- _What you are asked to do_:
Pull out every line with the word "that".

-- Begin --

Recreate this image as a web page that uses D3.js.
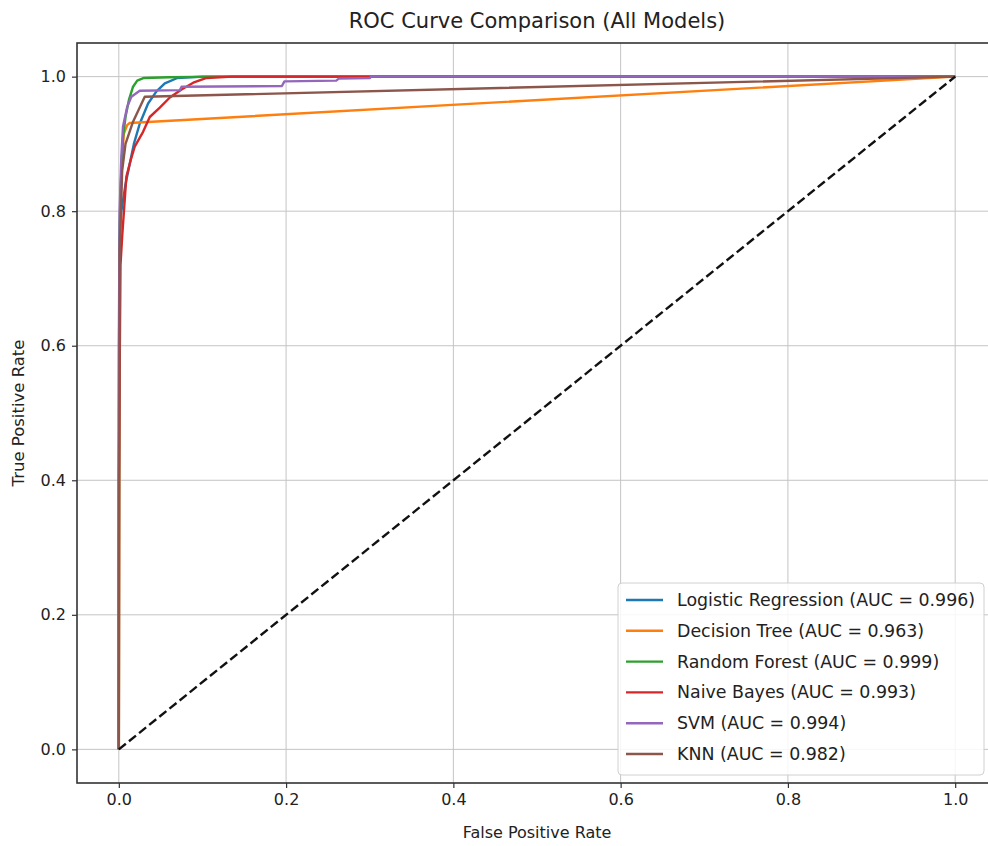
<!DOCTYPE html>
<html>
<head>
<meta charset="utf-8">
<script src="https://cdn.jsdelivr.net/npm/d3@7/dist/d3.min.js"></script>
<style>
  body { margin: 0; background: #fff; }
  svg text { font-family: "DejaVu Sans", sans-serif; fill: #222; }
</style>
</head>
<body>
<svg id="chart" width="988" height="846"></svg>
<script>
// ROC points
const models = ['Logistic Regression', 'Decision Tree', 'Random Forest', 'Naive Bayes', 'SVM', 'KNN'];
const aucs = [0.996, 0.963, 0.999, 0.993, 0.994, 0.982];
const colors = ['#1f77b4', '#ff7f0e', '#2ca02c', '#d62728', '#9467bd', '#8c564b'];

const lrFpr = [0, 0, 0.001, 0.003, 0.008, 0.013, 0.018, 0.025, 0.035, 0.045, 0.055, 0.07, 0.1, 1];
const lrTpr = [0, 0.3, 0.76, 0.8, 0.84, 0.87, 0.9, 0.93, 0.96, 0.978, 0.99, 0.998, 1, 1];

const dtFpr = [0, 0.001, 0.003, 0.006, 0.01, 0.013, 1];
const dtTpr = [0, 0.74, 0.86, 0.915, 0.928, 0.931, 1];

const rfFpr = [0, 0, 0.001, 0.003, 0.005, 0.008, 0.012, 0.017, 0.022, 0.03, 0.06, 0.12, 1];
const rfTpr = [0, 0.5, 0.78, 0.86, 0.91, 0.94, 0.965, 0.985, 0.994, 0.998, 0.999, 1, 1];

const nbFpr = [0, 0, 0.002, 0.004, 0.009, 0.014, 0.019, 0.029, 0.037, 0.049, 0.061, 0.075, 0.089, 0.105, 0.136, 1];
const nbTpr = [0, 0.4, 0.72, 0.762, 0.851, 0.875, 0.896, 0.918, 0.94, 0.954, 0.969, 0.981, 0.991, 0.998, 1, 1];

const svmFpr = [0, 0, 0.001, 0.003, 0.005, 0.01, 0.015, 0.025, 0.073, 0.075, 0.195, 0.198, 0.26, 0.263, 0.3, 0.302, 1];
const svmTpr = [0, 0.6, 0.8, 0.88, 0.926, 0.955, 0.97, 0.979, 0.98, 0.985, 0.986, 0.993, 0.994, 0.997, 0.998, 1, 1];

const knnFpr = [0, 0.001, 0.004, 0.008, 0.017, 0.031, 1];
const knnTpr = [0, 0.74, 0.86, 0.9, 0.933, 0.97, 1];

const fprs = [lrFpr, dtFpr, rfFpr, nbFpr, svmFpr, knnFpr];
const tprs = [lrTpr, dtTpr, rfTpr, nbTpr, svmTpr, knnTpr];

const ticks = [0, 0.2, 0.4, 0.6, 0.8, 1.0];

const svg = d3.select('#chart');
const margin = { left: 77, top: 43, right: -9, bottom: 63 };
const W = 988, H = 846;

const x = d3.scaleLinear().domain([-0.05, 1.05]).range([margin.left, W - margin.right]);
const y = d3.scaleLinear().domain([-0.05, 1.05]).range([H - margin.bottom, margin.top]);

// grid
const grid = svg.append('g');
grid.selectAll('.vg').data(ticks).enter().append('line')
  .attr('x1', d => x(d)).attr('x2', d => x(d))
  .attr('y1', y(-0.05)).attr('y2', y(1.05))
  .attr('stroke', '#c4c4c4').attr('stroke-width', 1);
grid.selectAll('.hg').data(ticks).enter().append('line')
  .attr('y1', d => y(d)).attr('y2', d => y(d))
  .attr('x1', x(-0.05)).attr('x2', x(1.05))
  .attr('stroke', '#c4c4c4').attr('stroke-width', 1);

// curves
const line = d3.line().x(d => x(d[0])).y(d => y(d[1]));
const curves = svg.append('g');
models.forEach((m, i) => {
  const pts = fprs[i].map((f, j) => [f, tprs[i][j]]);
  curves.append('path')
    .datum(pts)
    .attr('d', line)
    .attr('fill', 'none')
    .attr('stroke', colors[i])
    .attr('stroke-width', 2.4)
    .attr('stroke-linejoin', 'round');
});

// chance line
curves.append('path')
  .datum([[0, 0], [1, 1]])
  .attr('d', line)
  .attr('fill', 'none')
  .attr('stroke', '#111')
  .attr('stroke-width', 2.4)
  .attr('stroke-dasharray', '9,4');

// axes
const xAxis = d3.axisBottom(x).tickValues(ticks).tickFormat(d3.format('.1f')).tickSize(5).tickPadding(6);
const yAxis = d3.axisLeft(y).tickValues(ticks).tickFormat(d3.format('.1f')).tickSize(5).tickPadding(6);

const gx = svg.append('g').attr('transform', `translate(0,${y(-0.05)})`).call(xAxis);
const gy = svg.append('g').attr('transform', `translate(${x(-0.05)},0)`).call(yAxis);
[gx, gy].forEach(g => {
  g.select('.domain').remove();
  g.selectAll('.tick line').attr('stroke', '#333').attr('stroke-width', 1.2);
  g.selectAll('.tick text').attr('font-size', 16).attr('fill', '#333');
});

// spines
svg.append('rect')
  .attr('x', x(-0.05)).attr('y', y(1.05))
  .attr('width', x(1.05) - x(-0.05)).attr('height', y(-0.05) - y(1.05))
  .attr('fill', 'none').attr('stroke', '#333').attr('stroke-width', 1.6);

// title and labels
svg.append('text')
  .attr('x', (x(-0.05) + x(1.05)) / 2).attr('y', 28)
  .attr('text-anchor', 'middle')
  .attr('font-size', 21)
  .text('ROC Curve Comparison (All Models)');

svg.append('text')
  .attr('x', x(0.5)).attr('y', 838)
  .attr('text-anchor', 'middle')
  .attr('font-size', 16)
  .text('False Positive Rate');

svg.append('text')
  .attr('transform', `translate(24,${y(0.5)}) rotate(-90)`)
  .attr('text-anchor', 'middle')
  .attr('font-size', 16.5)
  .text('True Positive Rate');

// legend
const lg = svg.append('g').attr('transform', 'translate(618,583)');
lg.append('rect')
  .attr('width', 366).attr('height', 192).attr('rx', 4)
  .attr('fill', 'rgba(255,255,255,0.85)')
  .attr('stroke', '#d0d0d0');
const items = lg.selectAll('.item').data(models).enter().append('g')
  .attr('transform', (d, i) => `translate(0,${17 + i * 30.8})`);
items.append('line')
  .attr('x1', 8).attr('x2', 45)
  .attr('stroke', (d, i) => colors[i]).attr('stroke-width', 2.4);
items.append('text')
  .attr('x', 59).attr('dy', '0.35em')
  .attr('font-size', 17.4)
  .text((d, i) => `${d} (AUC = ${aucs[i].toFixed(3)})`);
</script>
</body>
</html>
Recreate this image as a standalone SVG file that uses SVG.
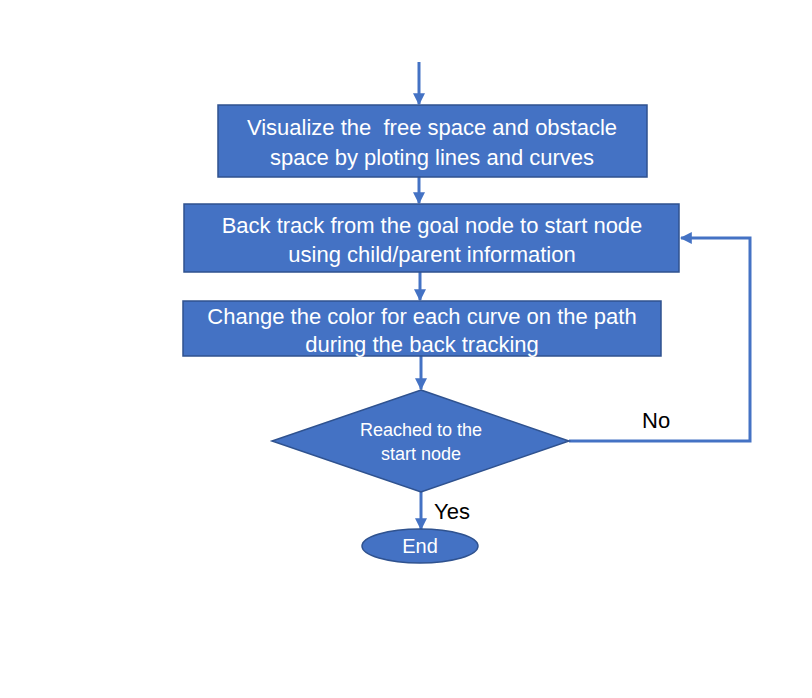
<svg xmlns="http://www.w3.org/2000/svg" width="812" height="698" viewBox="0 0 812 698">
<style>
.n{fill:#4472C4;stroke:#2F528F;stroke-width:1.5}
.t{fill:#fff;font-family:"Liberation Sans",Arial,sans-serif;font-size:22px;text-anchor:middle;white-space:pre}
.ts{fill:#fff;font-family:"Liberation Sans",Arial,sans-serif;font-size:18px;text-anchor:middle}
.l{fill:#000;font-family:"Liberation Sans",Arial,sans-serif;font-size:22px}
.c{fill:none;stroke:#4472C4;stroke-width:3}
</style>
<defs>
<marker id="a" viewBox="0 0 10 10" refX="9" refY="5" markerWidth="4" markerHeight="4" orient="auto" markerUnits="strokeWidth">
<path d="M0,0 L10,5 L0,10 z" fill="#4472C4"/>
</marker>
</defs>
<rect width="812" height="698" fill="#fff"/>
<g id="connectors">
<line class="c" x1="419" y1="62" x2="419" y2="104" marker-end="url(#a)"/>
<line class="c" x1="419" y1="177" x2="419" y2="203" marker-end="url(#a)"/>
<line class="c" x1="420" y1="272" x2="420" y2="300" marker-end="url(#a)"/>
<line class="c" x1="421" y1="356" x2="421" y2="389" marker-end="url(#a)"/>
<line class="c" x1="421" y1="492" x2="421" y2="529" marker-end="url(#a)"/>
<polyline class="c" points="569,441 750,441 750,238 681,238" marker-end="url(#a)"/>
<text class="l" x="642" y="428">No</text>
<text class="l" x="434" y="519">Yes</text>
</g>
<g id="n1">
<rect class="n" x="218" y="105" width="429" height="72"/>
<text class="t" x="432" y="135" xml:space="preserve">Visualize the  free space and obstacle</text>
<text class="t" x="432" y="165">space by ploting lines and curves</text>
</g>
<g id="n2">
<rect class="n" x="184" y="204" width="495" height="68"/>
<text class="t" x="432" y="233">Back track from the goal node to start node</text>
<text class="t" x="432" y="262">using child/parent information</text>
</g>
<g id="n3">
<rect class="n" x="183" y="301" width="478" height="55"/>
<text class="t" x="422" y="324">Change the color for each curve on the path</text>
<text class="t" x="422" y="352">during the back tracking</text>
</g>
<g id="n4">
<polygon class="n" points="421,390 569,441 421,492 272,441"/>
<text class="ts" x="421" y="436">Reached to the</text>
<text class="ts" x="421" y="460">start node</text>
</g>
<g id="n5">
<ellipse class="n" cx="420" cy="546" rx="58" ry="17"/>
<text class="t" x="420" y="553" style="font-size:20px">End</text>
</g>
</svg>
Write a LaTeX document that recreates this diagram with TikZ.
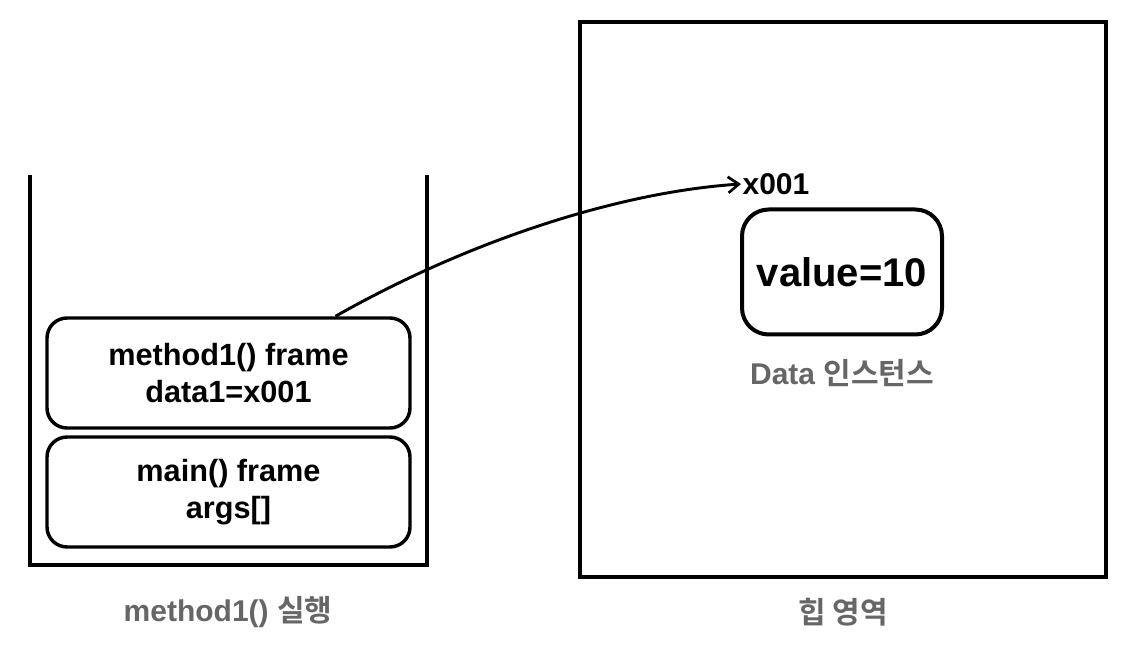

-- End --

- _Solution for this problem_:
Recreate this image as a web page that uses D3.js.
Recreate this image as a standalone SVG file that uses SVG.
Write a LaTeX document that recreates this diagram with TikZ.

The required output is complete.